Construction of a Second-order Six-dimensional Hamiltonian-conserving Scheme

Abstract

Abstract Research has analytically shown that the energy-conserving implicit nonsymplectic scheme of Bacchini, Ripperda, Chen, and Sironi provides a first-order accuracy to numerical solutions of a six-dimensional conservative Hamiltonian system. Because of this, a new second-order energy-conserving implicit scheme is proposed. Numerical simulations of a galactic model hosting a BL Lacertae object and magnetized rotating black hole background support these analytical results. The new method with appropriate time steps is used to explore the effects of varying the parameters on the presence of chaos in the two physical models.
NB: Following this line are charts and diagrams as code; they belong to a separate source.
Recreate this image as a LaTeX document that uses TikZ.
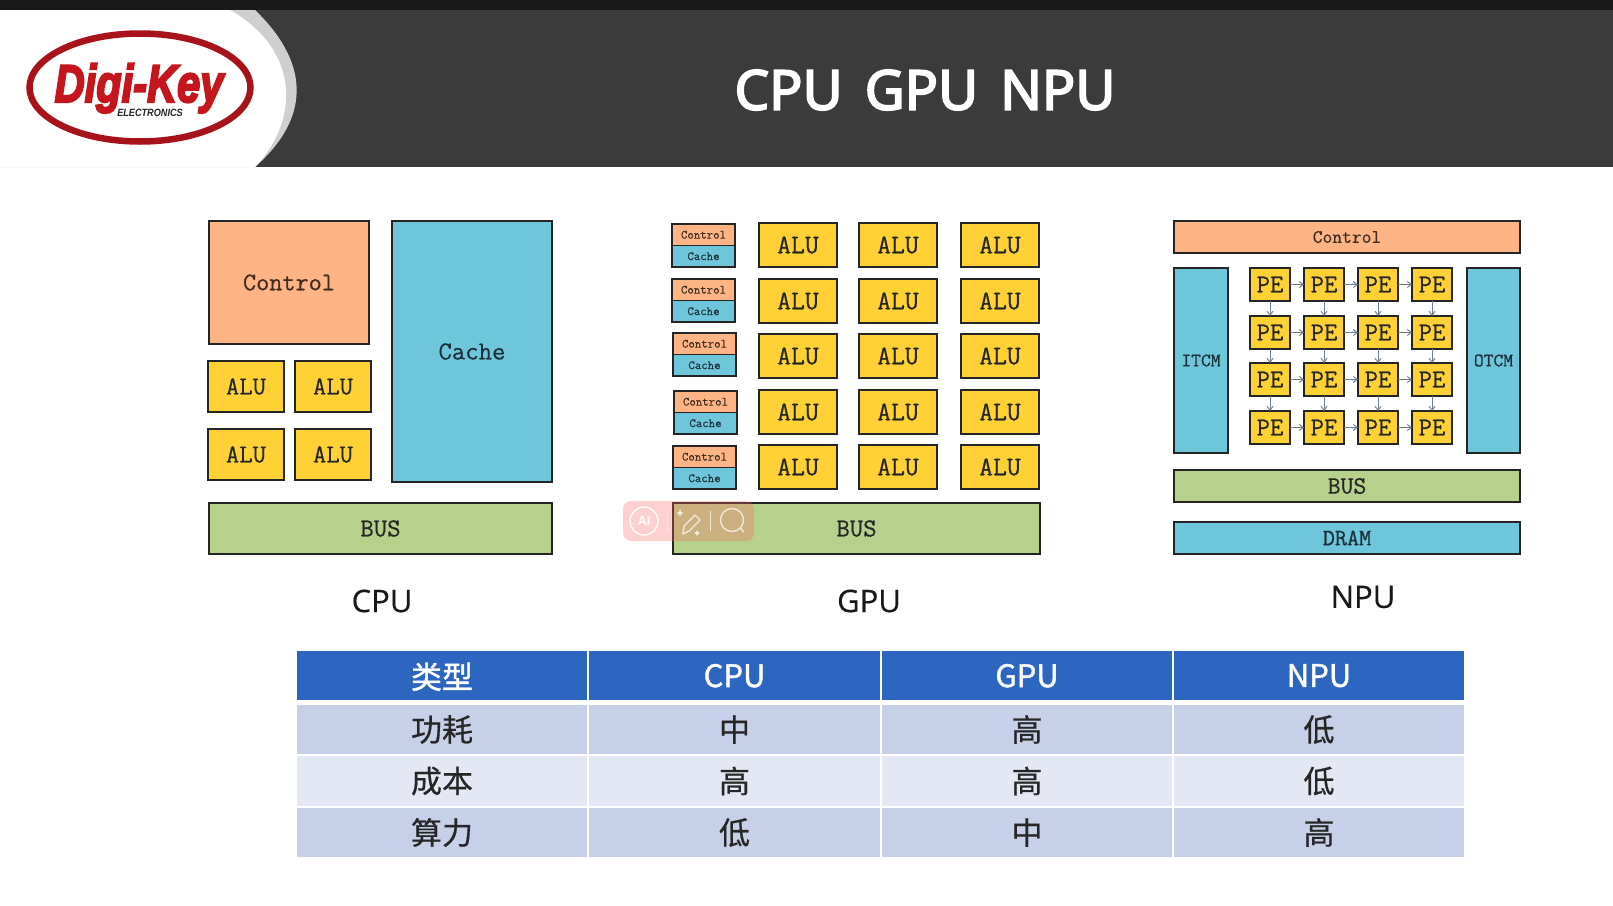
\documentclass[tikz,border=0pt]{standalone}
\usepackage{fontspec}
\usetikzlibrary{arrows.meta,shapes.geometric}
\setmainfont{Liberation Serif}
\setsansfont[FakeBold=0.4]{Open Sans}
\setmonofont[FakeBold=0.5]{Latin Modern Mono}
\newfontfamily\cjk[FakeBold=0.5]{Noto Sans CJK SC}
\newfontfamily\hcjk[FakeBold=1.4]{Noto Sans CJK SC}
\newfontfamily\hdr[FakeBold=3.2]{Noto Sans}
\newfontfamily\logofont{Liberation Sans}
\newfontfamily\logosmall{Liberation Sans}
\definecolor{orangec}{HTML}{FFB485}
\definecolor{bluec}{HTML}{6EC6DA}
\definecolor{yellowc}{HTML}{FFD135}
\definecolor{greenc}{HTML}{B5D18C}
\definecolor{linec}{HTML}{252525}
\definecolor{headblue}{HTML}{2C66C0}
\definecolor{rowa}{HTML}{C6D0E9}
\definecolor{rowb}{HTML}{E4E8F4}
\definecolor{bandc}{HTML}{3B3B3B}
\definecolor{logored}{HTML}{C4161C}
\definecolor{swoosh}{HTML}{CFCFCF}
\definecolor{arrowc}{HTML}{6E7C90}
\tikzset{
 x=1pt,y=-1pt,
 blk/.style={draw=linec,line width=1.3pt,anchor=north west,inner sep=0pt,outer sep=0pt,font=\ttfamily,text=black!85},
 ctlbox/.style={blk,fill=orangec,text=black!75!orangec},
 cachebox/.style={blk,fill=bluec,text=black!75!bluec},
 alubox/.style={blk,fill=yellowc},
 busbox/.style={blk,fill=greenc},
 pebox/.style={alubox},
 cell/.style={anchor=north west,inner sep=0pt,outer sep=0pt,font=\cjk\fontsize{31}{31}\selectfont,text=black!85},
 hcell/.style={cell,fill=headblue,text=white,font=\hcjk\fontsize{31}{31}\selectfont},
 caption/.style={font=\sffamily\fontsize{31}{31}\selectfont,text=black!90},
 flow/.style={draw=arrowc,line width=0.9pt,-{Straight Barb[length=4pt,width=6pt]}},
 sparkle/.style={fill=white,opacity=.8},
}
\newcommand{\bxt}[8]{\node[#1,minimum width=#4pt-#2pt,minimum height=#5pt-#3pt,#6] (#7) at (#2,#3) {#8};}
\begin{document}
\begin{tikzpicture}
\useasboundingbox (0,0) rectangle (1613,905);
\fill[white] (0,0) rectangle (1613,905);
% header
\fill[bandc] (0,10) rectangle (1613,167);
\fill[black!90] (0,0) rectangle (1613,10);
\fill[swoosh] (0,10) -- (255,10) .. controls (307,60) and (314,115) .. (255,167) -- (0,167) -- cycle;
\fill[white] (0,10) -- (230,10) .. controls (300,50) and (300,120) .. (255,167) -- (0,167) -- cycle;
% logo
\node[ellipse,draw=logored!85!black,line width=6.5pt,fill=white,minimum width=221pt,minimum height=108pt,inner sep=0pt] (logoring) at (140,87.5) {};
\node[anchor=base,inner sep=0pt,text=logored,font=\logofont\bfseries\itshape\fontsize{52}{52}\selectfont,xscale=0.8,yscale=1.02] (logotext) at (139,102) {\special{pdf:code 2 Tr 2.2 w 0.77 0.09 0.11 RG}Digi-Key\special{pdf:code 0 Tr 0 w 0 G}};
\node[text=black!85,font=\logosmall\bfseries\itshape\fontsize{10.5}{11}\selectfont,xscale=0.87] (logosub) at (150,113) {ELECTRONICS};
% title
\node[text=white,font=\hdr\fontsize{55}{55}\selectfont] (title) at (925,90) {CPU\hspace{0.14em} GPU\hspace{0.14em} NPU};
% CPU
\bxt{ctlbox,font=\ttfamily\fontsize{25.5}{25}\selectfont}{209}{221}{369}{344}{}{cctl}{Control}
\bxt{cachebox,font=\ttfamily\fontsize{26}{26}\selectfont}{392}{221}{552}{482}{}{ccache}{Cache}
\foreach \n/\xa/\ya in {a/208/361,b/295/361,c/208/429,d/295/429}{
 \node[alubox,font=\ttfamily\fontsize{26}{26}\selectfont,minimum width=76pt,minimum height=51pt] (calu\n) at (\xa,\ya) {ALU};
}
\bxt{busbox,font=\ttfamily\fontsize{26}{26}\selectfont}{209}{503}{552}{554}{}{cbus}{BUS}
\node[caption] (ccap) at (382,601) {CPU};
% GPU
\foreach \i/\xa/\ya in {1/672/224,2/672/279,3/673/333,4/674/391,5/673/446}{
 \node[ctlbox,font=\ttfamily\fontsize{12.5}{13}\selectfont,minimum width=63pt,minimum height=21.5pt] (gctl\i) at (\xa,\ya) {Control};
 \node[cachebox,font=\ttfamily\fontsize{12.5}{13}\selectfont,minimum width=63pt,minimum height=21.5pt] (gcache\i) at (\xa,\ya+21.5) {Cache};
}
\foreach \c/\xa in {1/759,2/859,3/961}{
 \foreach \r/\ya in {1/223,2/279,3/334,4/390,5/445}{
  \node[alubox,font=\ttfamily\fontsize{27}{27}\selectfont,minimum width=78pt,minimum height=44pt] (galu\c\r) at (\xa,\ya) {ALU};
 }
}
\bxt{busbox,font=\ttfamily\fontsize{26}{26}\selectfont}{673}{503}{1040}{554}{}{gbus}{BUS}
\node[caption] (gcap) at (869,601) {GPU};
% NPU
\bxt{ctlbox,font=\ttfamily\fontsize{19}{19}\selectfont}{1174}{221}{1520}{253}{}{nctl}{Control}
\bxt{cachebox,font=\ttfamily\fontsize{19}{19}\selectfont}{1174}{268}{1228}{453}{}{itcm}{ITCM}
\bxt{cachebox,font=\ttfamily\fontsize{19}{19}\selectfont}{1467}{268}{1520}{453}{}{otcm}{OTCM}
\foreach \c/\xa in {1/1250,2/1304,3/1358,4/1412}{
 \foreach \r/\ya in {1/268,2/316,3/363,4/411}{
  \node[pebox,font=\ttfamily\fontsize{26}{26}\selectfont,minimum width=40pt,minimum height=33pt] (pe\c\r) at (\xa,\ya) {PE};
 }
}
\foreach \r in {1,2,3,4}{
 \draw[flow] (pe1\r) -- (pe2\r);
 \draw[flow] (pe2\r) -- (pe3\r);
 \draw[flow] (pe3\r) -- (pe4\r);
}
\foreach \c in {1,2,3,4}{
 \draw[flow] (pe\c1) -- (pe\c2);
 \draw[flow] (pe\c2) -- (pe\c3);
 \draw[flow] (pe\c3) -- (pe\c4);
}
\bxt{busbox,font=\ttfamily\fontsize{25}{25}\selectfont}{1174}{470}{1520}{502}{}{nbus}{BUS}
\bxt{cachebox,font=\ttfamily\fontsize{23.5}{24}\selectfont}{1174}{522}{1520}{554}{}{dram}{DRAM}
\node[caption] (ncap) at (1363,597) {NPU};
% watermark
\fill[red!60!white,opacity=0.3,rounded corners=8pt] (623,501) rectangle (754,541);
\node[circle,draw=white,line width=1.4pt,minimum size=28pt,inner sep=0pt,text=white,font=\logosmall\bfseries\fontsize{13}{13}\selectfont] (wmai) at (644,521) {AI};
\draw[white,opacity=.7,line width=1pt] (667,511) -- (667,531);
\draw[white,opacity=.7,line width=1pt] (710,511) -- (710,531);
\draw[white,opacity=.7,line width=1.4pt,line join=round] (683,534) -- (684,526) -- (695,515) -- (700,520) -- (689,531) -- cycle;
\fill[sparkle] (680,509) -- (681,512) -- (684,513) -- (681,514) -- (680,517) -- (679,514) -- (676,513) -- (679,512) -- cycle;
\fill[sparkle] (697,530) -- (698,532) -- (700,533) -- (698,534) -- (697,536) -- (696,534) -- (694,533) -- (696,532) -- cycle;
\node[circle,draw=white,opacity=.7,line width=1.5pt,minimum size=23pt,inner sep=0pt] (wmlens) at (732,520) {};
\draw[white,opacity=.7,line width=1.5pt] (wmlens.south east) -- (744,532);
% table
\foreach \n/\xa/\xb/\t in {a/297/587/类型,b/589/880/CPU,c/882/1172/GPU,d/1174/1464/NPU}{
 \pgfmathsetmacro\w{\xb-\xa}
 \node[hcell,minimum width=\w pt,minimum height=49pt,text depth=-4pt] (h\n) at (\xa,651) {\t};
}
\foreach \r/\ya/\hh/\fc/\ta/\tb/\tc/\td/\sh in {1/705/49/rowa/功耗/中/高/低/0,2/756/50/rowb/成本/高/高/低/-2,3/808/49/rowa/算力/低/中/高/-2}{
 \node[cell,fill=\fc,minimum width=290pt,minimum height=\hh pt] (ra\r) at (297,\ya) {\raisebox{\sh pt}{\ta}};
 \node[cell,fill=\fc,minimum width=291pt,minimum height=\hh pt] (rb\r) at (589,\ya) {\raisebox{\sh pt}{\tb}};
 \node[cell,fill=\fc,minimum width=290pt,minimum height=\hh pt] (rc\r) at (882,\ya) {\raisebox{\sh pt}{\tc}};
 \node[cell,fill=\fc,minimum width=290pt,minimum height=\hh pt] (rd\r) at (1174,\ya) {\raisebox{\sh pt}{\td}};
}
\end{tikzpicture}
\end{document}
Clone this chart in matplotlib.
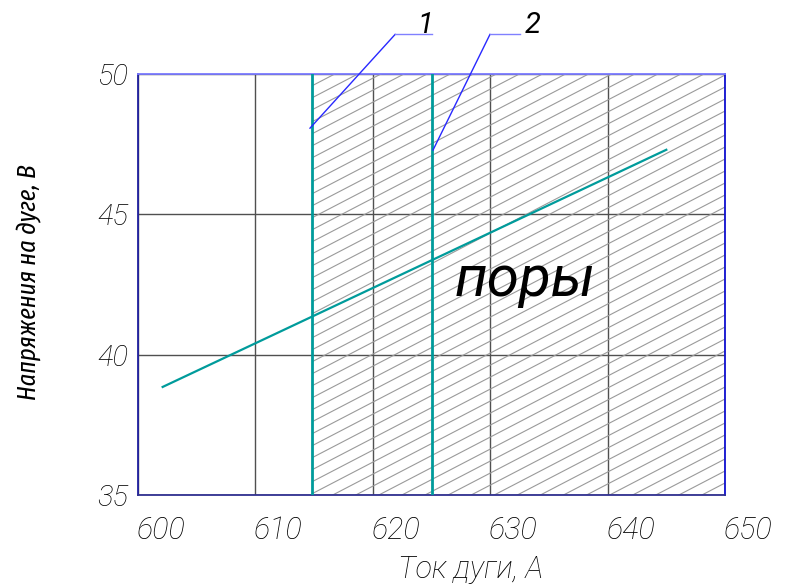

Chaos easily occurs in the galactic model as the mass of the nucleus, the internal perturbation parameter, and the anisotropy of the potential of the elliptical galaxy increase. The dynamics of charged particles around the magnetized Kerr spacetime is easily chaotic for larger energies of the particles, smaller initial angular momenta of the particles, and stronger magnetic fields. The chaotic properties are not necessarily weakened when the black-hole spin increases. The new method can be used for any six-dimensional Hamiltonian problems, including globally hyperbolic spacetimes with readily available (3 + 1) split coordinates.